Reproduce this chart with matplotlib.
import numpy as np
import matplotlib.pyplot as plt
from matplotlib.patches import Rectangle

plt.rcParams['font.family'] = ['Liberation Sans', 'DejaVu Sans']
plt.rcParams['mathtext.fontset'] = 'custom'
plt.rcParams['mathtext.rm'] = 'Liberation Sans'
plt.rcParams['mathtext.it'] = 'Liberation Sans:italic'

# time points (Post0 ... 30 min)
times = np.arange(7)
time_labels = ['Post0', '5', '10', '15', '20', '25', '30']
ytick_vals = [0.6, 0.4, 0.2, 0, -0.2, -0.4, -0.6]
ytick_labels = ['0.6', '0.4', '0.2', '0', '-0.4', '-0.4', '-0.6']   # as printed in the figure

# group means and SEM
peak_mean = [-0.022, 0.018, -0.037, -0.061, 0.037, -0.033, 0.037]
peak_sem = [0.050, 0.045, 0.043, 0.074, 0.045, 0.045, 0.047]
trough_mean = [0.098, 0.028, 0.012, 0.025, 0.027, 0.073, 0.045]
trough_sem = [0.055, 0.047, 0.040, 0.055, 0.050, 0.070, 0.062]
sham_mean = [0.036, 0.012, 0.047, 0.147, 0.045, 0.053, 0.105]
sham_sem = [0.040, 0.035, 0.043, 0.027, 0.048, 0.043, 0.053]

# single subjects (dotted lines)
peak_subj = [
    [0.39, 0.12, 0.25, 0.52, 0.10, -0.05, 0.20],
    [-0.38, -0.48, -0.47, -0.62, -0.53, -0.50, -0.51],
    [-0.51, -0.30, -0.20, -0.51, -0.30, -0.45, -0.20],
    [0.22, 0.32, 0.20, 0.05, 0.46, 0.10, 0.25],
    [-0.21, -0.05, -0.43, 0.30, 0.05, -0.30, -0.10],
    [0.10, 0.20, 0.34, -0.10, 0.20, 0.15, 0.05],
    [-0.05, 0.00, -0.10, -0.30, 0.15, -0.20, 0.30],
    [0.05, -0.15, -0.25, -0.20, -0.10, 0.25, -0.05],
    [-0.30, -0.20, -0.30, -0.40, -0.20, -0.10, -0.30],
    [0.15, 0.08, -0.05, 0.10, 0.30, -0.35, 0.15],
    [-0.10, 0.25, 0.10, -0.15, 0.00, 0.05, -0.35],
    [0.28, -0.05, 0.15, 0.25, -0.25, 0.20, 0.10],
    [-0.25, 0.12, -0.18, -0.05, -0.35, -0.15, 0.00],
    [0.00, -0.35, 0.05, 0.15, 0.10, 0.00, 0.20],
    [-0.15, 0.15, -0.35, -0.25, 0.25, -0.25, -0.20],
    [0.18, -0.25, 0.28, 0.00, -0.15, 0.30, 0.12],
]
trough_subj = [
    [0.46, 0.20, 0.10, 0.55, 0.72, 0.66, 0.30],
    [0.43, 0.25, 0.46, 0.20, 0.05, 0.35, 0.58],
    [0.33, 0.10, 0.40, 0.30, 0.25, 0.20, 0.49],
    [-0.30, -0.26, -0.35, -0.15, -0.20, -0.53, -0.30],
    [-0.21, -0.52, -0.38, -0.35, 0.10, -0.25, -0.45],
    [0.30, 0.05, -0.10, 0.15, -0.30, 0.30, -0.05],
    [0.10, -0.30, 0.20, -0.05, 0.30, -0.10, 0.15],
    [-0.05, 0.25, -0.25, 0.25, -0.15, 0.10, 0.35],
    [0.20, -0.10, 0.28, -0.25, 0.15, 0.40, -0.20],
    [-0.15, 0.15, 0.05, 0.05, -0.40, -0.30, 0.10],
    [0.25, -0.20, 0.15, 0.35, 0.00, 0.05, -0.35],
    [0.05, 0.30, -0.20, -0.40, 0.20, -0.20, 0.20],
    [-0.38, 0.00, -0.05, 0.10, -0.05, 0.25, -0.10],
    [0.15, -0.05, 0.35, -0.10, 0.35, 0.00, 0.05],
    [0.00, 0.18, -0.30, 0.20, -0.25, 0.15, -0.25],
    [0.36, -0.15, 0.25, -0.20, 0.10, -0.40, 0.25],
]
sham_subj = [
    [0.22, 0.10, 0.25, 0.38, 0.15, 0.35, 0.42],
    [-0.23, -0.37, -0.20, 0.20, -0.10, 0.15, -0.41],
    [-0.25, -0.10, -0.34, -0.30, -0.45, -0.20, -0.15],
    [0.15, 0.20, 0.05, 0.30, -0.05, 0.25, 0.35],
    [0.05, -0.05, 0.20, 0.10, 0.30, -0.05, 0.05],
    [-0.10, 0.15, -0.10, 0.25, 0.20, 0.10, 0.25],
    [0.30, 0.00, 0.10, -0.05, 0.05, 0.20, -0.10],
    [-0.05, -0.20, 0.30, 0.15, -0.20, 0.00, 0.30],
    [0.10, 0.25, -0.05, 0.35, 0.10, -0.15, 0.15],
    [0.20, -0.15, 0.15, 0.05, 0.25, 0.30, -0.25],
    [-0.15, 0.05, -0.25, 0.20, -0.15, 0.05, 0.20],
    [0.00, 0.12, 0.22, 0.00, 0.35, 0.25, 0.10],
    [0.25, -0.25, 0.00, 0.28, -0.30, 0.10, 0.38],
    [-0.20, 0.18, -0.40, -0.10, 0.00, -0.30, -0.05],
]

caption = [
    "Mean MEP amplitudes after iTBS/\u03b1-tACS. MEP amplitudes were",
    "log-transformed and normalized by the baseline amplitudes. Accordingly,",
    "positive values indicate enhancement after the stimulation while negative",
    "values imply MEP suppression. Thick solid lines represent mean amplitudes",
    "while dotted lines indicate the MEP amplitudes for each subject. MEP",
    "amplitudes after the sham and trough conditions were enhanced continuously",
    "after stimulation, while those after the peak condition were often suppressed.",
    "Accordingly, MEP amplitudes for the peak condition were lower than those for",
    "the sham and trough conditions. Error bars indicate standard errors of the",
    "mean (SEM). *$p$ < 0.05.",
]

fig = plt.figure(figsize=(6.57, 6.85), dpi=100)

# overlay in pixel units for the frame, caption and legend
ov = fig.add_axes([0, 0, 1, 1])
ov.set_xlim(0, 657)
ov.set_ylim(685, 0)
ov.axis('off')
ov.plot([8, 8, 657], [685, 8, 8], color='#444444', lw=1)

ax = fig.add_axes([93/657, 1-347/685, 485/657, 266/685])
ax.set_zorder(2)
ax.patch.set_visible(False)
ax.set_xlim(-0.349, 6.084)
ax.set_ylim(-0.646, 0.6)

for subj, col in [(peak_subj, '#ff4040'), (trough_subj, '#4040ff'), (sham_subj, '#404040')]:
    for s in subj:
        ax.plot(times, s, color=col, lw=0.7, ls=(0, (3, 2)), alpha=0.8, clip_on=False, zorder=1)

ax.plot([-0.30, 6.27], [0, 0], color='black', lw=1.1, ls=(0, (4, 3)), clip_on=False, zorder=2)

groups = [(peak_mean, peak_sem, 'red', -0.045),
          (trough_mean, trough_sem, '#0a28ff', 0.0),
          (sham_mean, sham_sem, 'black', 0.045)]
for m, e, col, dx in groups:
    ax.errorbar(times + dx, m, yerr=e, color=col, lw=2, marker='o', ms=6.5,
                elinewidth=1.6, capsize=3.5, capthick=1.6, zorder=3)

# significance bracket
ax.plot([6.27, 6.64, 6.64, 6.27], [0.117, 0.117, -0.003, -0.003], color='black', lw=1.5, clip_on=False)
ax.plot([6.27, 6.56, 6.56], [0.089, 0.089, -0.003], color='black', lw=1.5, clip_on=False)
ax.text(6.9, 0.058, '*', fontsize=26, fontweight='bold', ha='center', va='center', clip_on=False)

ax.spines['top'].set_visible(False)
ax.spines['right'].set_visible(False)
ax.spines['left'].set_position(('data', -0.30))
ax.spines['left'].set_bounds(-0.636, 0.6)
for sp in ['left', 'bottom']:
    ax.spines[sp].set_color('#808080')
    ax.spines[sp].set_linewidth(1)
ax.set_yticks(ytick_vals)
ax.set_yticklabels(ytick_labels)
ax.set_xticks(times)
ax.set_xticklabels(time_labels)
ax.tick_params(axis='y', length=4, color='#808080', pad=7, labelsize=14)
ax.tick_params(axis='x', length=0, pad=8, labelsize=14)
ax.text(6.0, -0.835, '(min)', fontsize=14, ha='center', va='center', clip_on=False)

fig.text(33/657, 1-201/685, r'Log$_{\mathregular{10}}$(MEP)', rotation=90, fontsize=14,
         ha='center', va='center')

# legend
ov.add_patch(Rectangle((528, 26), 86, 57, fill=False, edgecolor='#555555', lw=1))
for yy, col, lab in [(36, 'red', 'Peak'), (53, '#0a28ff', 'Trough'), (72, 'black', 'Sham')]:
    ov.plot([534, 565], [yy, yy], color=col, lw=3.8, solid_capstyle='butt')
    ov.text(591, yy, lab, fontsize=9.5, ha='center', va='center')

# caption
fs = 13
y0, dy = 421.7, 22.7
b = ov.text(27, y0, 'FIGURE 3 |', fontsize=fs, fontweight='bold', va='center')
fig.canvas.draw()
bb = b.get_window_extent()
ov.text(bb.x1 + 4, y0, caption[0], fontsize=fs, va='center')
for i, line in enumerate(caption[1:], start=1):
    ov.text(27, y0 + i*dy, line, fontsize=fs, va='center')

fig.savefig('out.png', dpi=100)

+++

EXERCISE DIRECTIONS – Please print the material above exactly as it appears, from its first line through the line containing "sham_sem = [0.040, 0.035, 0.043, 0.027, 0.048, 0.043, 0.053]", inclusive, and stop there.

WRITTEN SOLUTION –
Reproduce this chart with matplotlib.
import numpy as np
import matplotlib.pyplot as plt
from matplotlib.patches import Rectangle

plt.rcParams['font.family'] = ['Liberation Sans', 'DejaVu Sans']
plt.rcParams['mathtext.fontset'] = 'custom'
plt.rcParams['mathtext.rm'] = 'Liberation Sans'
plt.rcParams['mathtext.it'] = 'Liberation Sans:italic'

# time points (Post0 ... 30 min)
times = np.arange(7)
time_labels = ['Post0', '5', '10', '15', '20', '25', '30']
ytick_vals = [0.6, 0.4, 0.2, 0, -0.2, -0.4, -0.6]
ytick_labels = ['0.6', '0.4', '0.2', '0', '-0.4', '-0.4', '-0.6']   # as printed in the figure

# group means and SEM
peak_mean = [-0.022, 0.018, -0.037, -0.061, 0.037, -0.033, 0.037]
peak_sem = [0.050, 0.045, 0.043, 0.074, 0.045, 0.045, 0.047]
trough_mean = [0.098, 0.028, 0.012, 0.025, 0.027, 0.073, 0.045]
trough_sem = [0.055, 0.047, 0.040, 0.055, 0.050, 0.070, 0.062]
sham_mean = [0.036, 0.012, 0.047, 0.147, 0.045, 0.053, 0.105]
sham_sem = [0.040, 0.035, 0.043, 0.027, 0.048, 0.043, 0.053]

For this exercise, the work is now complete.